INTERVIEW
JE SUIS UN NO MAN’S LAND
Journaliste :
Quand on écrit un film de fiction à partir d’un personnage réel, où se trouve la ligne de partage, si il y en a une, entre la réalité et la fiction ?
Thierry Jousse :
Cela me semble plus simple de créer un personnage de fiction à partir d’un personnage réel, car on a tout de suite plus d’éléments qui peuvent nourrir la fiction. Ici le héros s’approche un peu de Philippe, mais aussi de ma biographie personnelle. J’ai beaucoup pensé à mon frère qui est resté 10 ans sans voir mes parents. Un rapport compliqué avec le père, etc… En fait, je n’ai pas présenté le film à Philippe comme un portrait de lui. Ce film est la continuité d’une amitié, on aime beaucoup travailler ensemble. Certes, au début, on s’est beaucoup nourri d’expériences personnelles, mais ce film est avant tout une fiction.
Journaliste :
Philippe, vous mettez actuellement beaucoup vos parents en avant, sur la pochette de votre dernier album par exemple. Votre mère chante d’ailleurs dans l’une de vos chansons. Est-ce un total hasard ou cela a t-il un rapport avec le film ?
Philippe Katerine :
J’ai enregistré le disque juste après le tournage du film. J’ai eu l’impression à ce moment-là de revenir d’un long voyage. Je n’ai pas l’habitude d’être sur un plateau de cinéma. Pendant un mois entier, j’ai été bringuebalé… sans souffrances, avec l’impression de ne pas parler exactement la langue.

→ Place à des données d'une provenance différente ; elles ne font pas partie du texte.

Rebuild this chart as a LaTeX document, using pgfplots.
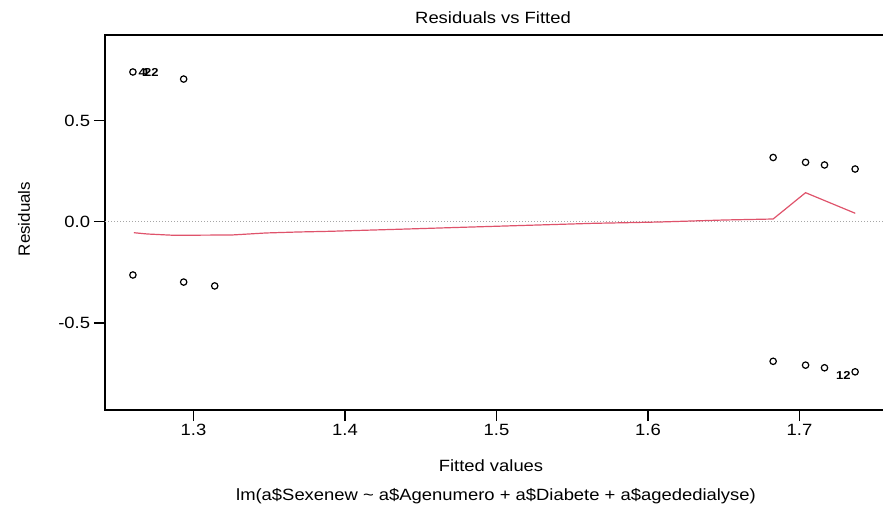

Du coup, en écrivant ensuite mes chansons, j’ai eu envie de retourner sur des terres connues, et ainsi mes parents se sont imposés, sans qu’ils le veulent d’ailleurs, dans le disque ! J’avais besoin d’un bon bain chaud, de tartines grillées, d’odeurs que je connaisse en somme.
Journaliste :
Pourquoi avoir donné ce titre au film ?
Thierry Jousse :
Oui, je reconnais que c’est un titre un peu étrange. C’est un phrase tirée d’un film de Jean-Pierre Mocky des années soixante : “la cité de l’indicible peur”. Je ne l’ai pas trop dit jusqu’à présent, de peur qu’il nous attaque en justice, mais maintenant le film sort en salle, alors nous verrons bien. Le titre m’est venu très tôt. Pourquoi ? Je ne sais pas très bien, peut-être pour montrer que le personnage fait écho au paysage, dans cet entre-deux où il se retrouve à ce moment de sa vie, cet espace très familier et complètement étranger.
Journaliste :
Et vous Philippe, vous sentez-vous comme dans no man’s land ?
Philippe Katerine :
Oui, dans la mesure où il faut toujours re-peupler un paysage. Il faut toujours combler le vide, prévoir un arbuste, une construction. Puis au fur et à mesure qu’on construit, ça se détruit. Le personnage est dans cet état d’esprit, tel un paysagiste permanent.
Journaliste :
Est-ce que vous avez déjà eu des réactions extrêmes de la part de vos fans ?
Philippe Katerine :
Oui, cela m’est arrivé de ressentir un certain danger. Comme avec cette personne qui est restée sur le pas de ma porte, à écouter les chansons que j’étais en train d’écrire. Puis au moment où je suis sorti acheter une bière, je découvre cette personne qui me dit que ce que je suis en train de faire est vraiment de la merde. Donc oui, ce genre de choses peut arriver. Enfin, dans le film c’est poussé à l’extrême, bien entendu.
Journaliste :
Êtes-vous dans le même état lorsque vous montez sur scène, que lorsque vous tournez un scène de cinéma ?
Philippe Katerine :
La scène peut devenir, et c’est un danger, une habitude, puisque cela peut parfois ressembler, hélas, à une récitation. Alors qu’au cinéma, le texte est toujours différent, les partenaires changent ainsi que les décors et les costumes. C’est plus décontracté. Avec Thierry, je me sentais moins responsable. ça m’a beaucoup plu.